El Dr. Cabellos reflexiona acertadamente sobre el sentido de la vida humana. Hace referencia al testimonio de Rosa Cruz. Al final tenéis un enlace para verlo
Pensando en dos hechos recientes, que luego resumo, me han venido al recuerdo unas conocidas palabras de Juan de la Cruz: «volé tan alto, tan alto, que le di a la caza alcance». No voy a referirme al nivel de unión con Dios logrado por el santo carmelita, sino al nivel de nuestros pensamientos y, en consecuencia, de nuestros proyectos vitales.
Los sucedidos a los que me refería son muy distintos entre sí, pero revelan dos actitudes muy diversas para proyectar la vida. El primero es un programa de televisión de los llamados culturales; el fondo eran temas muy de nuestro tiempo: fuentes de energía que se agotan, cambio climático, crisis económica, el mundo previsible para los que nos sucedan, envejecimiento de la población europea, final de algunos recursos como la pesca, etc.

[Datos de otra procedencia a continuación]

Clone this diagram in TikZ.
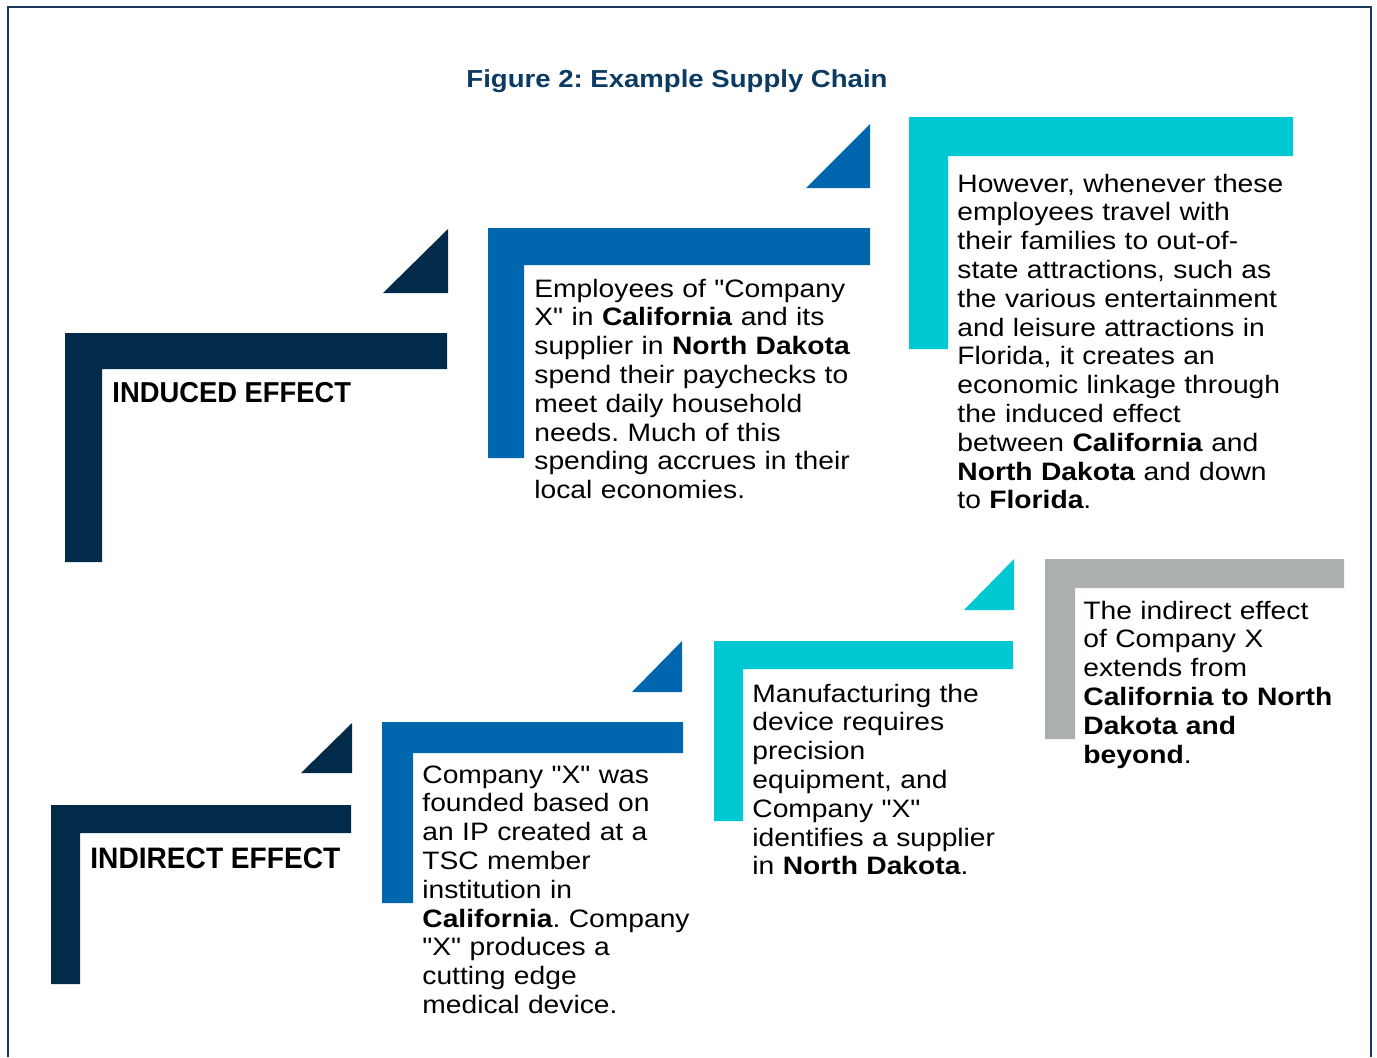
\documentclass[tikz,border=0pt]{standalone}
\usepackage{fontspec}
\setmainfont{Liberation Sans}
\newfontfamily\bodyfont[FakeStretch=1.12]{Liberation Sans}
\newfontfamily\labelfont[FakeStretch=0.95]{Liberation Sans}
\usepackage{tikz}
\frenchspacing
\definecolor{TSCNavy}{HTML}{022B4A}
\definecolor{TSCBlue}{HTML}{0067AE}
\definecolor{TSCCyan}{HTML}{00C8D3}
\definecolor{TSCGray}{HTML}{ACAFB0}
\definecolor{TSCTitle}{HTML}{0B3A63}
\definecolor{TSCFrame}{HTML}{193A5C}

\begin{document}
\begin{tikzpicture}[x=0.5pt, y=-0.5pt,
                    every node/.style={inner sep=0pt, anchor=base west, align=left},
                    bodytext/.style={text width=7cm, font=\bodyfont\fontsize{12.6}{14.4}\selectfont},
                    effectlabel/.style={font=\labelfont\bfseries\fontsize{14.4}{17}\selectfont}]
  \useasboundingbox (0,0) rectangle (1377,1057);
  \draw[TSCFrame, line width=1.3pt] (8,1057) -- (8,7) -- (1371,7) -- (1371,1057);
  \node[anchor=base, text=TSCTitle, font=\bodyfont\bfseries\fontsize{12.3}{15}\selectfont] (title) at (677,87) {Figure 2: Example Supply Chain};
  % induced row
  \fill[TSCNavy] (65,333) -| (447,369) -| (102,562) -- (65,562) -- cycle;
  \fill[TSCNavy] (383,293) -- (448,293) -- (448,229) -- cycle;
  \fill[TSCBlue] (488,228) -| (870,265) -| (524,458) -- (488,458) -- cycle;
  \fill[TSCBlue] (806,188) -- (870,188) -- (870,124) -- cycle;
  \fill[TSCCyan] (909,117) -| (1293,156) -| (948,349) -- (909,349) -- cycle;
  \node[effectlabel] (induced) at (112,402) {INDUCED EFFECT};
  \node[bodytext] (wages) at (534,297) {Employees of "Company\\
    X" in \textbf{California} and its\\
    supplier in \textbf{North Dakota}\\
    spend their paychecks to\\
    meet daily household\\
    needs. Much of this\\
    spending accrues in their\\
    local economies.};
  \node[bodytext] (tourism) at (957,192) {However, whenever these\\
    employees travel with\\
    their families to out-of-\\
    state attractions, such as\\
    the various entertainment\\
    and leisure attractions in\\
    Florida, it creates an\\
    economic linkage through\\
    the induced effect\\
    between \textbf{California} and\\
    \textbf{North Dakota} and down\\
    to \textbf{Florida}.};
  % indirect row
  \fill[TSCNavy] (51,805) -| (351,833) -| (80,984) -- (51,984) -- cycle;
  \fill[TSCNavy] (301,773) -- (352,773) -- (352,723) -- cycle;
  \fill[TSCBlue] (382,722) -| (683,753) -| (413,903) -- (382,903) -- cycle;
  \fill[TSCBlue] (632,692) -- (682,692) -- (682,641) -- cycle;
  \fill[TSCCyan] (714,641) -| (1013,669) -| (743,821) -- (714,821) -- cycle;
  \fill[TSCCyan] (964,610) -- (1014,610) -- (1014,559) -- cycle;
  \fill[TSCGray] (1045,559) -| (1344,588) -| (1075,739) -- (1045,739) -- cycle;
  \node[effectlabel, font=\labelfont\bfseries\fontsize{14.8}{17}\selectfont] (indirect) at (90,868) {INDIRECT EFFECT};
  \node[bodytext] (founding) at (422,783) {Company "X" was\\
    founded based on\\
    an IP created at a\\
    TSC member\\
    institution in\\
    \textbf{California}. Company\\
    "X" produces a\\
    cutting edge\\
    medical device.};
  \node[bodytext] (equipment) at (752,702) {Manufacturing the\\
    device requires\\
    precision\\
    equipment, and\\
    Company "X"\\
    identifies a supplier\\
    in \textbf{North Dakota}.};
  \node[bodytext] (reach) at (1083,619) {The indirect effect\\
    of Company X\\
    extends from\\
    \textbf{California to North}\\
    \textbf{Dakota and}\\
    \textbf{beyond}.};
\end{tikzpicture}
\end{document}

Todo muy técnico, con un cierto nivel, muy real, muy estadístico. Y lo previsible resultaba catastrófico, aunque no se expresara así por los participantes en la transmisión.
El otro asunto es sencillo, duro y ejemplar. Era una entrevista, también para una televisión —que ahora anda por la red—, a una mujer de sesenta y pico años a la que han amputado piernas y manos. Es una cristiana convencida, que ve el futuro despejado por una gran esperanza. El entrevistador andaba entre incrédulo, perplejo y entusiasmado al observar el aplomo, la sincera manera de expresar que su vida valía la pena. Ha trabajado siempre en el hogar, pero le importaban multitud de temas: desde la poesía a la canción, pasando por mil cosas, entre las que entraban cómo va a conseguir nadar en la piscina, los muchos deportes que le interesaban o cómo aportar ciencia a las tareas domésticas (1).
He relacionado los dos asuntos porque los he visto con un margen de cuatro días. Y vuelvo a las poéticas palabras de san Juan de la Cruz para considerar que la mujer amputada iba mucho más lejos que todos los expertos, y la gente de la calle, que lamentaba el futuro incierto. No deseo ahora dar lecciones de fe o esperanza en el sentido cristiano de esas virtudes, aunque sea obvio que ahí están.
He pensado, más bien, en el porqué de nuestra falta de fe en el hombre. Y es cierto que, de algún modo, nos lo hemos ganado a pulso. Porque esta civilización del bienestar y del consumismo, que ahora se tambalea o quizás se cae, pensando supuestamente en el hombre, lo ha ignorado. Y la sencilla razón de que así ocurra es que estamos fabricando un sucedáneo del ser humano, efecto de polarizarnos en un aspecto de nuestra vida, que no es el más importante. Nos hemos quedado con la ciencia empírica que parece arreglarlo todo —la salud, el transporte rápido, conocimientos inmediatos vía internet, etc.—, pero ¿es eso todo en el ser humano? La ciencia y la técnica son fruto humano, pero ¿qué es el hombre?
Posiblemente, fallamos en la cuestión del sentido, quizás obviamos las famosas cuestiones de quién soy yo, de dónde vengo, adónde voy, qué hay tras la muerte... Se puede vivir sin planteárselo, pero esa actitud pasa factura: el hombre no piensa, el hombre desconfía del hombre porque ha abaratado su esencia. Tal camino, cuando faltan cosas e ideas, ni siquiera permitirá decir aquello de Alejandro Magno: me queda la esperanza.